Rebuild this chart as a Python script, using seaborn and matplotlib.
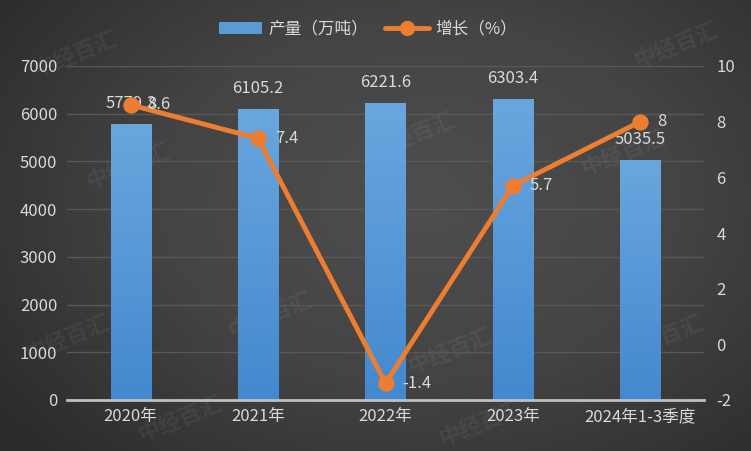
import numpy as np
import pandas as pd
import matplotlib
matplotlib.use('Agg')
import matplotlib.pyplot as plt
import seaborn as sns
from matplotlib.patches import Patch
from matplotlib.lines import Line2D
from matplotlib.colors import LinearSegmentedColormap

categories = ['2020年', '2021年', '2022年', '2023年', '2024年1-3季度']
output = [5779.3, 6105.2, 6221.6, 6303.4, 5035.5]
growth = [8.6, 7.4, -1.4, 5.7, 8]
output_labels = ['5779.3', '6105.2', '6221.6', '6303.4', '5035.5']
growth_labels = ['8.6', '7.4', '-1.4', '5.7', '8']
left_ticks = [0, 1000, 2000, 3000, 4000, 5000, 6000, 7000]
right_ticks = [-2, 0, 2, 4, 6, 8, 10]
legend_labels = ['产量（万吨）', '增长（%）']

sns.set_theme(style='dark')
plt.rcParams['font.family'] = ['Noto Sans CJK SC', 'DejaVu Sans']
plt.rcParams['axes.unicode_minus'] = False

TXT = '#d9d9d9'
ORANGE = '#ed7d31'
FS = 12

fig = plt.figure(figsize=(7.51, 4.51), dpi=100)
fig.patch.set_facecolor('#3a3a3a')

# background radial gradient
bg = fig.add_axes([0, 0, 1, 1])
bg.set_axis_off()
yy, xx = np.mgrid[0:451, 0:751]
r = np.sqrt(((xx - 420) / 520.0) ** 2 + ((yy - 200) / 360.0) ** 2)
r = np.clip(r, 0, 1)
bgcmap = LinearSegmentedColormap.from_list('bg', ['#4e4e4e', '#444444', '#2c2c2c'])
bg.imshow(r, cmap=bgcmap, vmin=0, vmax=1, aspect='auto', extent=[0, 1, 0, 1], origin='upper')
bg.set_xlim(0, 1)
bg.set_ylim(0, 1)

# faint watermarks
wm_pos = [(0.10, 0.88), (0.17, 0.63), (0.55, 0.70), (0.83, 0.66), (0.36, 0.30),
          (0.09, 0.25), (0.60, 0.22), (0.88, 0.25), (0.24, 0.07), (0.64, 0.06),
          (0.90, 0.90)]
for (wx, wy) in wm_pos:
    bg.text(wx, wy, '中经百汇', rotation=22, color='white', alpha=0.06,
            fontsize=16, fontweight='bold', ha='center', va='center')

ax = fig.add_axes([67 / 751, 51 / 451, 637 / 751, 334 / 451])
ax.set_facecolor('none')
df = pd.DataFrame({'cat': categories, 'val': output})
sns.barplot(data=df, x='cat', y='val', ax=ax, width=0.315, color='#5b9bd5',
            saturation=1, zorder=2)
ax.set_ylim(0, 7000)
ax.set_xlim(-0.5, 4.5)

# gradient fill for bars
barcmap = LinearSegmentedColormap.from_list('bar', ['#4389cf', '#6aa6de'])
grad = np.linspace(0, 1, 256).reshape(-1, 1)
for p in list(ax.patches):
    x0, y0 = p.get_x(), p.get_y()
    w, h = p.get_width(), p.get_height()
    im = ax.imshow(grad, cmap=barcmap, aspect='auto', origin='lower',
                   extent=[x0, x0 + w, y0, y0 + h], zorder=2)
    im.set_clip_path(p)
    p.set_facecolor('none')
    p.set_edgecolor('none')
ax.set_xlim(-0.5, 4.5)
ax.set_ylim(0, 7000)

for i, (v, lab) in enumerate(zip(output, output_labels)):
    ax.annotate(lab, (i, v), xytext=(0, 12), textcoords='offset pixels',
                ha='center', va='bottom', color=TXT, fontsize=FS, zorder=5)

ax.set_yticks(left_ticks)
ax.set_yticklabels([str(t) for t in left_ticks])
ax.yaxis.grid(True, color='#585858', linewidth=1)
ax.xaxis.grid(False)
ax.set_axisbelow(True)
for s in ['top', 'right', 'left']:
    ax.spines[s].set_visible(False)
ax.spines['bottom'].set_color('#bfbfbf')
ax.spines['bottom'].set_linewidth(2)
ax.tick_params(axis='y', colors=TXT, labelsize=FS, length=0, pad=7)
ax.tick_params(axis='x', colors=TXT, labelsize=FS, length=0, pad=6)
ax.set_xlabel('')
ax.set_ylabel('')

ax2 = ax.twinx()
sns.lineplot(x=np.arange(len(categories)), y=growth, ax=ax2, color=ORANGE,
             linewidth=3.5, marker='o', markersize=11, markeredgecolor=ORANGE,
             zorder=4)
ax2.set_ylim(-2, 10)
ax2.set_yticks(right_ticks)
ax2.set_yticklabels([str(t) for t in right_ticks])
ax2.tick_params(axis='y', colors=TXT, labelsize=FS, length=0, pad=9)
ax2.grid(False)
for s in ax2.spines.values():
    s.set_visible(False)
ax2.set_ylabel('')
for i, (g, lab) in enumerate(zip(growth, growth_labels)):
    ax2.annotate(lab, (i, g), xytext=(17, 0), textcoords='offset pixels',
                 ha='left', va='center', color=TXT, fontsize=FS, zorder=6)

handles = [Patch(facecolor='#5b9bd5', edgecolor='none'),
           Line2D([0], [0], color=ORANGE, linewidth=3.5, marker='o', markersize=10)]
leg = fig.legend(handles, legend_labels, loc='center', bbox_to_anchor=(0.49, 0.935),
                 ncol=2, frameon=False, fontsize=12, handlelength=2.6,
                 columnspacing=1.0, handletextpad=0.4)
for t in leg.get_texts():
    t.set_color(TXT)

fig.savefig('out.png', dpi=100, facecolor=fig.get_facecolor())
============================================================
§ Written request
From the first line above down to the line with "bg.set_ylim(0, 1)", reproduce every line and no others, omitting pictures.

§ The result
Rebuild this chart as a Python script, using seaborn and matplotlib.
import numpy as np
import pandas as pd
import matplotlib
matplotlib.use('Agg')
import matplotlib.pyplot as plt
import seaborn as sns
from matplotlib.patches import Patch
from matplotlib.lines import Line2D
from matplotlib.colors import LinearSegmentedColormap

categories = ['2020年', '2021年', '2022年', '2023年', '2024年1-3季度']
output = [5779.3, 6105.2, 6221.6, 6303.4, 5035.5]
growth = [8.6, 7.4, -1.4, 5.7, 8]
output_labels = ['5779.3', '6105.2', '6221.6', '6303.4', '5035.5']
growth_labels = ['8.6', '7.4', '-1.4', '5.7', '8']
left_ticks = [0, 1000, 2000, 3000, 4000, 5000, 6000, 7000]
right_ticks = [-2, 0, 2, 4, 6, 8, 10]
legend_labels = ['产量（万吨）', '增长（%）']

sns.set_theme(style='dark')
plt.rcParams['font.family'] = ['Noto Sans CJK SC', 'DejaVu Sans']
plt.rcParams['axes.unicode_minus'] = False

TXT = '#d9d9d9'
ORANGE = '#ed7d31'
FS = 12

fig = plt.figure(figsize=(7.51, 4.51), dpi=100)
fig.patch.set_facecolor('#3a3a3a')

# background radial gradient
bg = fig.add_axes([0, 0, 1, 1])
bg.set_axis_off()
yy, xx = np.mgrid[0:451, 0:751]
r = np.sqrt(((xx - 420) / 520.0) ** 2 + ((yy - 200) / 360.0) ** 2)
r = np.clip(r, 0, 1)
bgcmap = LinearSegmentedColormap.from_list('bg', ['#4e4e4e', '#444444', '#2c2c2c'])
bg.imshow(r, cmap=bgcmap, vmin=0, vmax=1, aspect='auto', extent=[0, 1, 0, 1], origin='upper')
bg.set_xlim(0, 1)
bg.set_ylim(0, 1)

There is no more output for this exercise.